After Padmaavat, Kangana Ranaut's film gets threatened by a fringe group
Following Sarv Brahman Mahasabha's protest against shoot of Kangana Ranaut's Manikarnika in Bikaner, makers reach out to Rajasthan police for protection
Only weeks after the Rajput Karni Sena protested against the release of Sanjay Leela Bhansali's Padmaavat, Kangana Ranaut's Manikarnika: The Queen Of Jhansi finds itself in a similar quandary. A day after the group, Sarv Brahman Mahasabha, threatened to disrupt the shoot of the film alleging that it "distorts historical facts" by depicting a romantic scene between the Rani of Jhansi and a British agent of East India Company, the makers are said to have approached the Rajasthan police for protection ahead of their Bikaner schedule.
A source from the unit reveals that the makers have decided to beef up the security on the set. "The shooting resumes on February 10. Besides roping in 50 additional private security personnel, the producers reached out to Rajasthan police department yesterday. 20 state cops will be on watch during the 25-day schedule. The shoot timings and the venue are being kept under wraps for now," reveals the unit hand.
In a press conference on Monday, Suresh Misra, founder president of Sarv Brahman Mahasabha, stated that the Krish-directed film is allegedly based on Jaishree Misra's novel, Rani (biographical fiction) and apparently includes a romantic song between Rani Laxmibai and British officer Robert Ellis.

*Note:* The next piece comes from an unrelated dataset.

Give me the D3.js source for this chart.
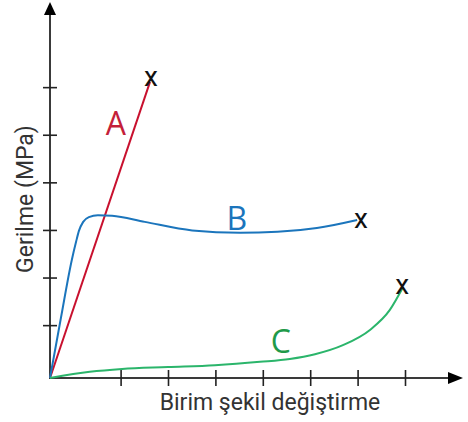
<!DOCTYPE html>
<html>
<head>
<meta charset="utf-8">
<script src="https://cdn.jsdelivr.net/npm/d3@7"></script>
<style>
  html, body { margin: 0; padding: 0; background: #fff; }
  svg { display: block; }
</style>
</head>
<body>
<svg id="chart" width="468" height="422"></svg>
<script>
// data (in axis units)
const xTicks = [1.5, 2.5, 3.5, 4.5, 5.5, 6.5, 7.5];
const yTicks = [1.1, 2.1, 3.1, 4.1, 5.1, 6.1];

const curveA = [[0, 0], [2.11, 6.22]];
const curveB = [
  [0, 0], [0.23, 1.26], [0.46, 2.48], [0.55, 2.86], [0.61, 3.09],
  [0.7, 3.28], [0.82, 3.38], [1.01, 3.42], [1.31, 3.41],
  [2.0, 3.28], [3.0, 3.1], [4.01, 3.05], [4.8, 3.07],
  [5.63, 3.15], [6.48, 3.32]
];
const curveC = [
  [0, 0], [0.84, 0.13], [1.52, 0.19], [2.49, 0.23], [3.48, 0.27],
  [4.43, 0.34], [5.06, 0.4], [5.59, 0.5], [6.18, 0.69], [6.75, 1.01],
  [7.17, 1.43], [7.45, 1.91]
];

const seriesNames = ["A", "B", "C"];
const lineColors = ["#c8102e", "#1b75bc", "#2bb56b"];
const labelColors = ["#c41f3a", "#1b75bc", "#1f9a4a"];
const labelPos = [[1.39, 5.1], [3.94, 3.1], [4.87, 0.52]];
const breakPos = [[2.13, 6.3], [6.56, 3.3], [7.43, 1.93]];

const xTitle = "Birim şekil değiştirme";
const yTitle = "Gerilme (MPa)";

// layout
const svg = d3.select("#chart");
const x = d3.scaleLinear().domain([0, 413 / 47.4]).range([50, 463]);
const y = d3.scaleLinear().domain([0, 375 / 47.6]).range([378, 3]);
const axisColor = "#3a3a3a";

// x axis
svg.append("line")
  .attr("x1", x(0)).attr("x2", x.range()[1] - 4)
  .attr("y1", y(0)).attr("y2", y(0))
  .attr("stroke", axisColor).attr("stroke-width", 2);
svg.append("path")
  .attr("d", `M${x.range()[1]},${y(0)} L${x.range()[1] - 15},${y(0) - 6} L${x.range()[1] - 15},${y(0) + 6} Z`)
  .attr("fill", "#000");
svg.selectAll(".xtick")
  .data(xTicks)
  .enter()
  .append("line")
  .attr("class", "xtick")
  .attr("x1", (d) => x(d)).attr("x2", (d) => x(d))
  .attr("y1", y(0) - 8).attr("y2", y(0) + 8)
  .attr("stroke", "#222").attr("stroke-width", 1.6);

// y axis
svg.append("line")
  .attr("x1", x(0)).attr("x2", x(0))
  .attr("y1", y(0) + 1).attr("y2", y.range()[1] + 4)
  .attr("stroke", axisColor).attr("stroke-width", 2);
svg.append("path")
  .attr("d", `M${x(0)},${y.range()[1] - 1} L${x(0) - 6},${y.range()[1] + 12} L${x(0) + 6},${y.range()[1] + 12} Z`)
  .attr("fill", "#000");
svg.selectAll(".ytick")
  .data(yTicks)
  .enter()
  .append("line")
  .attr("class", "ytick")
  .attr("x1", x(0) - 7).attr("x2", x(0) + 7)
  .attr("y1", (d) => y(d)).attr("y2", (d) => y(d))
  .attr("stroke", "#222").attr("stroke-width", 1.6);

// curves
const line = d3.line()
  .x((d) => x(d[0]))
  .y((d) => y(d[1]))
  .curve(d3.curveMonotoneX);

[curveA, curveB, curveC].forEach((data, i) => {
  svg.append("path")
    .datum(data)
    .attr("d", line)
    .attr("fill", "none")
    .attr("stroke", lineColors[i])
    .attr("stroke-width", 2);
});

// break marks
svg.selectAll(".brk")
  .data(breakPos)
  .enter()
  .append("text")
  .attr("class", "brk")
  .attr("x", (d) => x(d[0]))
  .attr("y", (d) => y(d[1]))
  .attr("dy", "0.27em")
  .attr("text-anchor", "middle")
  .attr("font-family", "Roboto, sans-serif")
  .attr("font-size", 28)
  .attr("fill", "#111")
  .text("x");

// series labels
svg.selectAll(".lbl")
  .data(seriesNames)
  .enter()
  .append("text")
  .attr("class", "lbl")
  .attr("x", (d, i) => x(labelPos[i][0]))
  .attr("y", (d, i) => y(labelPos[i][1]))
  .attr("text-anchor", "middle")
  .attr("font-family", "'Open Sans', sans-serif")
  .attr("font-size", 32)
  .attr("fill", (d, i) => labelColors[i])
  .text((d) => d);

// axis titles
svg.append("text")
  .attr("x", 270)
  .attr("y", 410)
  .attr("text-anchor", "middle")
  .attr("font-family", "Roboto, sans-serif")
  .attr("font-size", 23)
  .attr("fill", "#333")
  .text(xTitle);

svg.append("text")
  .attr("transform", "rotate(-90)")
  .attr("x", -199)
  .attr("y", 33)
  .attr("text-anchor", "middle")
  .attr("font-family", "Roboto, sans-serif")
  .attr("font-size", 23)
  .attr("fill", "#333")
  .text(yTitle);
</script>
</body>
</html>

He argued that by depicting an affair between the two, the film "is trying to dampen the queen's reputation".
When mid-day reached out to producer Kamal Jain, he said, "There is no such scene in the film and neither does our film have anything to do with that book. We have no idea where this is coming from." Jain quashed Misra's claims of the fringe group having sent him a letter last month asking for details on the writers associated with the film and the profile of historians consulted while developing the script. "They claim that they've sent me a letter on January 9. But I have received no such letter from them yet," he said, before adding, "A copy of the script is in our office and authorised people [historians] can feel free to go through it."